# Anyone use metal roofing?



## AMF Steel Buildings (Aug 24, 2016)

Hello everyone,

I wanted to ask if anyone here uses metal roofing on your jobs and if so what gauge do you prefer?

I'm just wondering what I should use on residential roofs.

Thanks

Chris - AMF


----------



## eliteroofing (Apr 15, 2014)

If I were you I would go to the manufacturers for advice on gauge of metal roof. It is going to depend on type, size, steepness of roof and other factors.

Jesse
Elite Roofing


----------



## Leigh Menzel (Apr 4, 2017)

*Typical gauges of metal roofing*

Chris,

We deal a lot with larger roofing suppliers like MBCI, Metal Sales, Star Buildings etc. We find that on many residential and agricultural applications, typically of 24" or 36" metal panels, that 29 Ga. and 26 Ga. metal panels are specified.
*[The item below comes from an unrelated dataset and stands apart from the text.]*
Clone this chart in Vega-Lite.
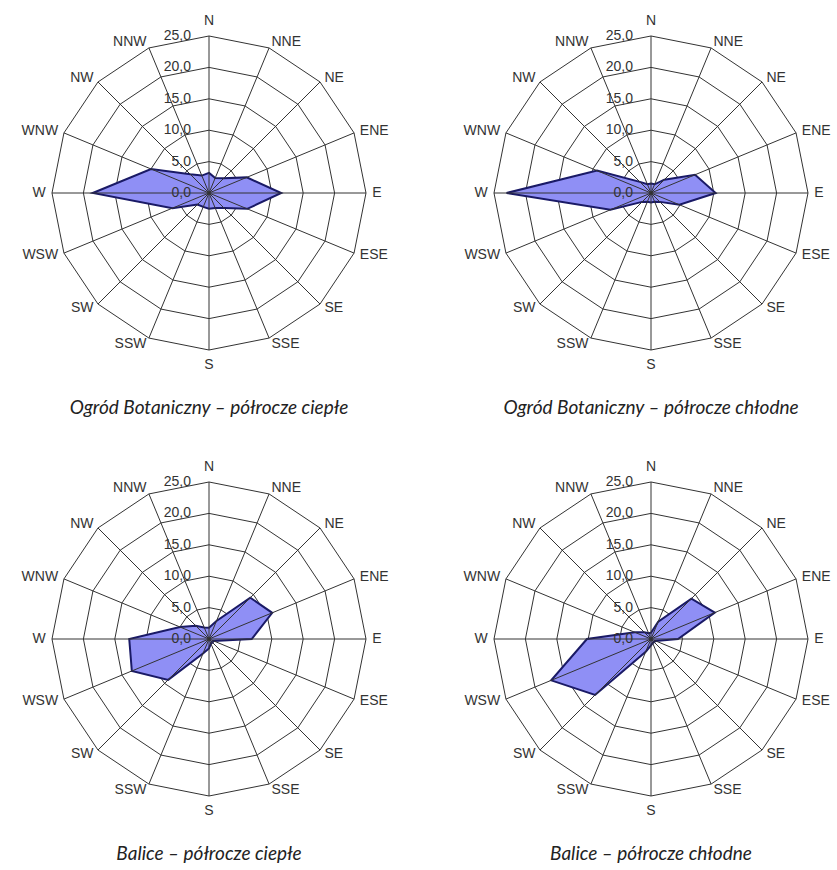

No doubt these suppliers would know better than most what the best applications are for certain gauge of metal, but these are general "rules of thumb" we find. Hope this helps.

Regards,
Leigh.


----------



## Integrityroofers (Nov 9, 2017)

Sir here you didn't mention the type, size etc. so it is quite difficult to say accurate things. But one thing metal roofing is very durable in cold and harsh weather,it is energy efficient and 100% recyclable,it provides a gorgeous look to your house and not susceptible to fire damage


----------